There has been a lot of media coverage about the Kwikwetlem chief who earned almost $1 million last year (tax-free!) for his work on behalf of his First Nation. Some media outlets are calling him the “million-dollar chief”. The general public seems to be pretty upset.
The Kwikwetlem First Nation posted a statement explaining that Ron Giesbrecht derived his income from his job as chief ($4,800 per year plus expenses) and his job as economic development officer ($80,000 per year) with a bonus of 10 percent for economic development contracts (a one-time payment of $800,000).
The million-dollar chief story arises from the relatively new First Nations Financial Transparency Act, which requires all First Nations to post audited financial statements online and to provide them to their members. If a First Nation does not comply, then anyone—whether they are a member of the First Nation or not—can apply to court to force the First Nation to post the information online.
The million-dollar chief story is another example of the “corrupt chief” narrative that appears to play a role in how many Canadians understand First Nations governance. The fact that Chief Giesbrecht did not pay taxes on his income is another sticking point for many people.
There are a lot of myths surrounding why and when First Nations people do not pay taxes. The rules are more restrictive than most people know. The courts have interpreted the tax exemptions under the Indian Act to apply in a limited set of circumstances: only for “status Indians” and only for taxes in relation to property or income that is connected to or situated on a reserve. First Nations people who live, shop, and work off of reserve pay the same taxes as a typical taxpayer.
The Supreme Court of Canada has stated that the purpose of the Indian Act tax exemption is not to remedy the economically disadvantaged position of First Nations people in Canada or to bring economic benefits to them; rather the purpose is to protect First Nations reserves from being dispossessed. The Indian Act places a priority on reserves being communally held by the First Nation and preventing the land from being alienated to third parties, even government. Taxes could be used by government to erode a First Nation’s reserve interests.
For the most part, the tax exemptions in the Indian Act are also not a result of (fair or otherwise) bargaining between Canada and First Nations. In fact, the Indian Act is a piece of legislation that was imposed on First Nations people by the Canadian government.
The Indian Act’s restrictions on the transfer of reserve land to third parties actually cause a variety of problems for First Nations. It is difficult to get a mortgage or loan for economic development when you cannot offer the land as collateral. Imagine negotiating for a mortgage when the bank cannot foreclose on your land?
The “corrupt chief” narrative stokes race-based or racist tensions that exist in Canada, which are often at the root of the violent reality faced by indigenous people today, especially LGBTQ and two-spirited people, women, and children. Read the comment sections of the media coverage about Chief Giesbrecht. The responses often refer to untrue, stereotypical narratives applied across the board to all indigenous communities.
A key problem with “corrupt chief” stories has to do with the context that they are operating in. People generally interpret and understand news stories through their own belief systems, which unfortunately often includes untrue stereotypes about indigenous people and indigenous governance.

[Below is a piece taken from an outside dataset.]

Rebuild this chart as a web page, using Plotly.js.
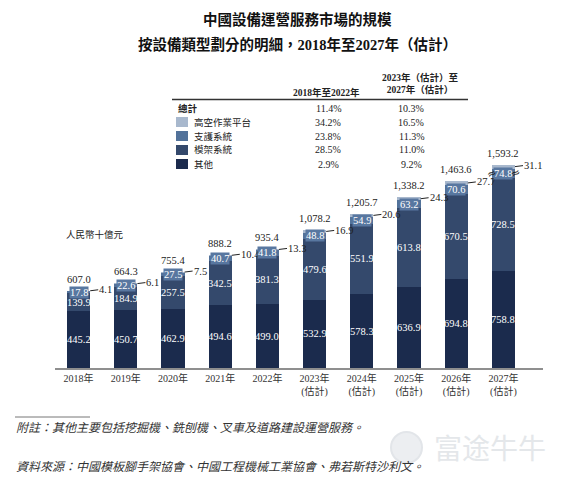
<!DOCTYPE html>
<html>
<head>
<meta charset="utf-8">
<script src="https://cdn.plot.ly/plotly-3.0.1.min.js"></script>
<style>
html,body{margin:0;padding:0;background:#fff;}
#chart{width:569px;height:486px;}
</style>
</head>
<body>
<div id="chart"></div>
<script>
// ---------- data ----------
const years = ['2018年','2019年','2020年','2021年','2022年',
  '2023年<br>(估計)','2024年<br>(估計)','2025年<br>(估計)','2026年<br>(估計)','2027年<br>(估計)'];
const seriesNames = ['其他','模架系統','支護系統','高空作業平台'];
const other    = [445.2, 450.7, 462.9, 494.6, 499.0, 532.9, 578.3, 636.9, 694.8, 758.8];
const formwork = [139.9, 184.9, 257.5, 342.5, 381.3, 479.6, 551.9, 613.8, 670.5, 728.5];
const support  = [17.8, 22.6, 27.5, 40.7, 41.8, 48.8, 54.9, 63.2, 70.6, 74.8];
const aerial   = [4.1, 6.1, 7.5, 10.4, 13.3, 16.9, 20.6, 24.3, 27.7, 31.1];
const totals   = [607.0, 664.3, 755.4, 888.2, 935.4, 1078.2, 1205.7, 1338.2, 1463.6, 1593.2];

const tableRows = ['總計','高空作業平台','支護系統','模架系統','其他'];
const cagrHist  = ['11.4%','34.2%','23.8%','28.5%','2.9%'];
const cagrFcst  = ['10.3%','16.5%','11.3%','11.0%','9.2%'];
const colHead1  = '2018年至2022年';
const colHead2  = '2023年（估計）至<br>2027年（估計）';

const titleLine1 = '中國設備運營服務市場的規模';
const titleLine2 = '按設備類型劃分的明細，2018年至2027年（估計）';
const unitText  = '人民幣十億元';
const noteText  = '附註：其他主要包括挖掘機、銑刨機、叉車及道路建設運營服務。';
const srcText   = '資料來源：中國模板腳手架協會、中國工程機械工業協會、弗若斯特沙利文。';
const watermark = '富途牛牛';

// ---------- style ----------
const colors = {'其他':'#1b2b4d','模架系統':'#34496c','支護系統':'#52729a','高空作業平台':'#a8b8cd'};
const FONT = "'Liberation Serif', 'Noto Sans CJK TC', serif";
const W = 569, H = 486;
const M = {l:55, r:26, t:151, b:118};
const PW = W - M.l - M.r, PH = H - M.t - M.b;
const px = X => (X - M.l) / PW;
const py = Y => (H - M.b - Y) / PH;

const seriesVals = [other, formwork, support, aerial];
const traces = seriesNames.map((n, k) => ({
  type:'bar', name:n, x:years, y:seriesVals[k],
  marker:{color:colors[n], line:{width:0}},
  hoverinfo:'skip'
}));

const fmt1 = v => v.toFixed(1);
const fmtT = v => v.toLocaleString('en-US',{minimumFractionDigits:1, maximumFractionDigits:1});
const half = 0.246;

const ann = [];
years.forEach((yr, i) => {
  const c0 = other[i], c1 = c0 + formwork[i], c2 = c1 + support[i], c3 = c2 + aerial[i];
  ann.push({x:i, y:c0/2, xref:'x', yref:'y', text:fmt1(other[i]), showarrow:false,
    font:{family:FONT, size:10.5, color:'#ffffff'}});
  ann.push({x:i, y:c0 + formwork[i]/2, xref:'x', yref:'y', text:fmt1(formwork[i]), showarrow:false,
    font:{family:FONT, size:10.5, color:'#ffffff'}});
  ann.push({x:i, y:c1 + support[i]/2, xref:'x', yref:'y', text:fmt1(support[i]), showarrow:false,
    bgcolor:'#5877a0', borderpad:0,
    font:{family:FONT, size:10.5, color:'#ffffff'}});
  ann.push({x:i + half, y:c2 + aerial[i]/2, xref:'x', yref:'y', text:fmt1(aerial[i]),
    showarrow:true, arrowhead:0, arrowwidth:1, arrowcolor:'#222', standoff:0, startstandoff:0,
    ax:8, ay:-1, xanchor:'left', borderpad:0,
    font:{family:FONT, size:10.5, color:'#222'}});
  ann.push({x:i, y:c3, xref:'x', yref:'y', text:fmtT(totals[i]), showarrow:false,
    yanchor:'bottom', yshift:4, font:{family:FONT, size:10.5, color:'#222'}});
});
// axis-break marks on the last bar
const li = years.length - 1;
const bc = other[li] + formwork[li] + support[li]/2;
[-half, half].forEach(d => ann.push({x:li + d, y:bc, xref:'x', yref:'y', text:'≈', showarrow:false,
  textangle:-25, font:{family:'DejaVu Sans', size:11, color:'#222'}}));

// helper for paper-positioned text
function ptext(X, Y, text, font, xanchor) {
  ann.push({x:px(X), y:py(Y), xref:'paper', yref:'paper', text:text, showarrow:false,
    xanchor:xanchor || 'center', yanchor:'middle', align:'center', font:font});
}
// title
ptext(297, 19, '<b>'+titleLine1+'</b>', {family:FONT, size:14.5, color:'#111'});
ptext(297, 44, '<b>'+titleLine2+'</b>', {family:FONT, size:14.5, color:'#111'});
// unit
ptext(64, 234, unitText, {family:FONT, size:9.5, color:'#222'}, 'left');
// table headers
ptext(326, 92, '<b>'+colHead1+'</b>', {family:FONT, size:9.5, color:'#222'});
ptext(420, 84, '<b>'+colHead2+'</b>', {family:FONT, size:9.5, color:'#222'});
const shapes = [];
shapes.push({type:'line', xref:'paper', yref:'paper', x0:px(172), x1:px(468), y0:py(99.5), y1:py(99.5),
  line:{color:'#333', width:1.5}});
const rowY = [108, 122, 136, 150, 164];
tableRows.forEach((r, k) => {
  const isTotal = k === 0;
  ptext(isTotal ? 176 : 192, rowY[k], isTotal ? '<b>'+r+'</b>' : r,
    {family:FONT, size:9.5, color:'#222'}, 'left');
  ptext(328, rowY[k], cagrHist[k], {family:FONT, size:10, color:'#222'});
  ptext(411, rowY[k], cagrFcst[k], {family:FONT, size:10, color:'#222'});
  if (!isTotal) {
    shapes.push({type:'rect', xref:'paper', yref:'paper', x0:px(176), x1:px(188),
      y0:py(rowY[k]+5), y1:py(rowY[k]-5), fillcolor:colors[r], line:{width:0}});
  }
});
// footnotes
shapes.push({type:'line', xref:'paper', yref:'paper', x0:px(15), x1:px(90), y0:py(417), y1:py(417),
  line:{color:'#777', width:1}});
ptext(14, 428, '<i>'+noteText+'</i>', {family:FONT, size:12, color:'#333'}, 'left');
ptext(14, 467, '<i>'+srcText+'</i>', {family:FONT, size:12, color:'#333'}, 'left');
// watermark
shapes.push({type:'circle', xref:'paper', yref:'paper', x0:px(391), x1:px(422), y0:py(463), y1:py(432),
  fillcolor:'#eceef1', line:{color:'#e2e5e9', width:2}, layer:'below'});
ptext(490, 447, watermark, {family:"'Noto Sans CJK SC', sans-serif", size:28, color:'#e4e7ea'});

const layout = {
  width:W, height:H, margin:M,
  paper_bgcolor:'#ffffff', plot_bgcolor:'#ffffff',
  barmode:'stack', bargap:0.508, showlegend:false,
  font:{family:FONT, color:'#333'},
  xaxis:{type:'category', showline:true, linecolor:'#8f8f8f', linewidth:2, ticks:'',
    tickfont:{family:FONT, size:10, color:'#333'}, showgrid:false, zeroline:false, fixedrange:true},
  yaxis:{visible:false, range:[0,1700], fixedrange:true},
  annotations:ann, shapes:shapes
};
Plotly.newPlot('chart', traces, layout, {displayModeBar:false, staticPlot:true});
</script>
</body>
</html>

Intentionally or not, “corrupt chief” stories end up twisting and obscuring public opinion away from the real, complicated challenges that indigenous people face. For example, these stories feed into the misconception that indigenous people are to blame for their own challenges. The reality is that colonialism has been an unwanted, violent experience that has caused long-term, lasting effects.
Canada is less than 100 years away from making it illegal for First Nation children to attend any education institution that was not a residential school. Then in 1933, Canada changed the law further so that residential school principals assumed the legal guardianship of First Nation children attending residential schools. The last residential school did not close until 1996.
The devastating effects of residential schools continue today, likely laying the foundation for many of the challenges that First Nations disproportionately face, including incarceration, violence, and substance abuse. Many children died, were abused, and were completely separated from their family, culture, and identity.
Cursory reporting on “corrupt chief” stories obscure this point, painting First Nations’ governance with an underserving, broad brush that ignores the good, hard work that many chiefs across Canada are doing, often for paltry pay. These stories—like many stories of people getting along and doing their job—are unfortunately less headline worthy.
The writer would like to thank the indigenous people and lawyers he spoke with for their valuable insight and contributions to this article, and respects their request not to be quoted.